CNN had just flashed that Sen. John Edwards was about to drop out, making Sen. John Kerry the Democratic choice. Next this scene should have unfolded: Kerry's staff erupts in cheers, the Moet is uncorked; in the back of their minds they imagine the weekend ahead, a time to relax a bit and relish the victory.
But that is not what transpired in the makeshift boiler room at the Old Post Office Pavilion last night, where the candidate's staff had gathered to pore over the Super Tuesday election results -- Kerry had won in nine of 10 states, losing to Howard Dean on his home turf of Vermont.
"Well, I guess we took 10 minutes to enjoy the magical mystery tour we've been on," said senior adviser Michael Meehan. "A few minutes to congratulate each other on the returns. But there's no time to relax. The fight begins immediately."
In the morning, Kerry and his campaign staff will wake up to the first of $150 million worth of Republican offensives, including "positive message" from President Bush, in Spanish and English. The next installment of "Kerry Unprincipled," brought to you by the Bush campaign, will land in 6 million e-mail in-boxes worldwide. Vice President Cheney is set to do another round of talk shows about Kerry's voting record on defense.
So the spoils of victory are spare:
A few moments of his daughter Vanessa twirling in her flapper skirt, talking on her cell phone, just before the victory speech, telling reporters that "he's real excited, but he's really focused even on a night like tonight." The staff meeting for drinks after the victory party at the Front Page in Dupont Circle. Campaign manager Mary Beth Cahill celebrating with her sister.
Tomorrow she'll crack the whip all over again, bright and early.
"Right away," says Cahill, meaning the usual 7:30 a.m. meeting of senior advisers at central headquarters, then 8:30 with the whole staff, hangover or no hangover. "There really isn't time to relax."
As for Kerry, his real break lasted the whole of about an hour, time for him to go home to O Street in Georgetown, change from a pink tie to a blue one, and eat dinner with his wife, Teresa Heinz Kerry. It's no small thing. "That hasn't happened in a very, very long time," says his spokeswoman, Stephanie Cutter. "He and Mrs. Heinz Kerry at home having dinner on the same night makes a very unusual day."
His "nice conversation" with President Bush last evening was less a respite than something like the moment boxers touch gloves, the last show of formal civility before the fight begins: "He called to congratulate me," said Kerry. "I said I hoped we would have a great debate about the issues before the country."

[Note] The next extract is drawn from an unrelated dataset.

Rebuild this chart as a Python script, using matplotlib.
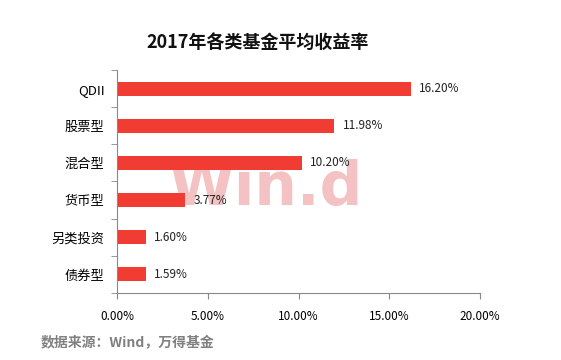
import numpy as np
import matplotlib
matplotlib.use("Agg")
import matplotlib.pyplot as plt
from matplotlib.ticker import FuncFormatter, FixedLocator

plt.rcParams['font.family'] = ['Noto Sans CJK SC', 'DejaVu Sans']

# data (top to bottom)
categories = ['QDII', '股票型', '混合型', '货币型', '另类投资', '债券型']
returns = [16.20, 11.98, 10.20, 3.77, 1.60, 1.59]
x_ticks = [0, 5, 10, 15, 20]

fig = plt.figure(figsize=(5.61, 3.6), dpi=100)
ax = fig.add_axes([0.2086, 0.1861, 0.647, 0.6195])

# faint watermark behind the bars
ax.text(0.41, 0.47, 'Win.d', transform=ax.transAxes, fontsize=43, fontweight='bold',
        color='#f4c2c2', ha='center', va='center', family='DejaVu Sans', zorder=0.5)

y = np.arange(len(categories))
ax.barh(y, returns, height=0.38, color='#f03c32', zorder=2)
ax.set_ylim(len(categories) - 0.5, -0.5)
ax.set_xlim(0, 20)

for yi, v in zip(y, returns):
    ax.text(v + 0.45, yi, f'{v:.2f}%', va='center', ha='left', fontsize=8.5,
            color='#222222', zorder=3)

ax.set_yticks(y)
ax.set_yticklabels(categories, fontsize=9.5)
ax.yaxis.set_minor_locator(FixedLocator(np.arange(-0.5, len(categories), 1.0)))
ax.tick_params(axis='y', which='major', length=0, pad=9)
ax.tick_params(axis='y', which='minor', length=4, color='#888888')

ax.set_xticks(x_ticks)
ax.xaxis.set_major_formatter(FuncFormatter(lambda v, p: f'{v:.2f}%'))
ax.tick_params(axis='x', length=4, color='#888888', labelsize=8.5, pad=8)

for s in ['top', 'right']:
    ax.spines[s].set_visible(False)
for s in ['left', 'bottom']:
    ax.spines[s].set_color('#888888')

fig.text(0.46, 0.883, '2017年各类基金平均收益率', ha='center', va='center',
         fontsize=13, fontweight='bold', color='#111111')
fig.text(0.073, 0.05, '数据来源：Wind，万得基金', ha='left', va='center',
         fontsize=10, fontweight='bold', color='#808080')

fig.savefig('out.png', dpi=100)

After his bow to opponents Edwards and Dean, Kerry's victory speech last night was like any other stump speech he's given, no lighter or giddier, stopped only rarely by a smile that looks more like he's exercising his facial muscles. He described his campaign staff morosely as people who've "bled together and fought together" as if they were his other band of brothers. He trudged ahead with the same hits on Bush he was making a week ago, in the same tone: divider not a uniter, tax cuts for the wealthy, reckless foreign policy.
Of the many unfortunate consequences of this year's compressed Democratic primary schedule, this is perhaps the cruelest. Yes, the Democrats get to home in on their man early, but then so do the Republicans. That means the attacks can start even before he's off the ground. That puts Kerry in the position of that kid everyone pitied in college, the one who starts his new job one day after graduation.
Kerry woke up at dawn, as usual, on Super Tuesday. After a rushed campaign event in Georgia, he flew back to Washington to vote on two gun-control amendments. The Democratic leadership had asked him and Edwards to come, since the Senate votes were so close. And although it scrambled his schedule and took him off campaigning for a day, it turned out to be an accidental lull, perhaps the last he will have this year.
Kerry made a speech, cast his votes, hung out on the Senate floor, palling around with his old friends, patting them on the shoulder, hugging. He spent the afternoon in his hideaway office, away from the media. His colleagues welcomed him home like a long-lost friend.
"We were chitchatting," said Sen. Ted Kennedy (D-Mass.), who normally is grilling Kerry on campaign strategy but yesterday made small talk on the floor.
"We talked about his wife, my wife, the kids," said Sen. Patrick Leahy (D-Vt.). "What his kids are doing, what my kids are doing. It was personal, we were just joking around with each other. It's just like after one of your colleagues is out a long time sick and then comes back. It's good to see them again."
By about 5 p.m. the numbers looked good for Kerry. He was winning by large margins in most states, and ahead in Georgia, the one place his campaign had worried about. Here the celebrations should have started.
But the White House had dispatched Dick Cheney preemptively to TV studios to light into Kerry's defense record. "He very clearly has over the years adopted a series of positions that indicate a desire to cut the defense budget, cut the intelligence budget, to eliminate many major weapons programs," the vice president said.
This morning Kerry was scheduled to fly to Orlando to resume campaigning. Last night, for the first time in a long time, he slept at home.